JD - O senhor possui algum artista que influenciou esteticamente ou conceitualmente seu trabalho, ou então existe algum artista do qual goste muito?
Sidney - Influência não digo que sofri, mas sinto grande admiração por alguns artistas como Picasso, Paul Klee, Matisse, Lautrec e os brasileiros Mario Mendonça, Aluisio Carvão, Guignard, Anita Mafalti, Pancetti, Milton Dacosta entre outros.  

JD - Como o senhor administra sua relação com a arte?
Sidney - Sempre gostei de arte e sempre fiz porque me faz bem. Eu, nunca me preocupei em ser um artista profissional, optei sempre pela liberdade criadora.
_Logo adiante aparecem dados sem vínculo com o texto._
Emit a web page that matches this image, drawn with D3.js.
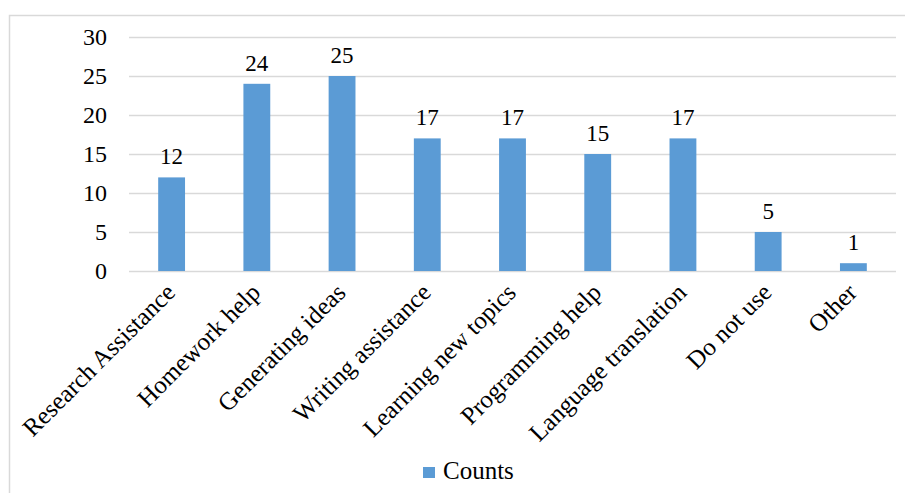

Permito-me experimentar sempre o novo e manter-me em estado de aprendiz, tramitando pelos diversos seguimentos das artes visuais.


JD - Depois de tantas "andanças, experiencias", como o senhor mesmo disse, consegue chegar a alguma conclusão sobre si mesmo, sobre a vida? 
Sidney - Acho que sou uma pessoa peculiar, com pavio curto para bobagens. Em compensação, nos momentos mais difíceis, sempre mantive o olhar no horizonte, de modo otimista, sonhador e acreditando que tudo pode dar certo.
Confesso que ainda carrego uma dor de cotovelo por não conseguido alcançar minha meta de ser um "Fly engineer" na Varig. Ainda hoje quando ouço o ronco do motor de um avião, sinto nostalgia. Foi marcante este momento de minha vida, que apesar de tudo, desde que fizemos vinte e cindo anos de formados, eu a turma classe que me formei, nos encontramos para uma confraternização da MG5 (quinta turma de Mecânicos Gerais da Varig).
Mas, se esta fase de minha vida tivesse dado certo, talvez eu não teria ido para o Rio de Janeiro, e conhecido aquela que ha quarenta e dois anos é minha melhor amiga, incentivadora, companheira, esposa e musa, a grande paixão da minha vida, Zilah.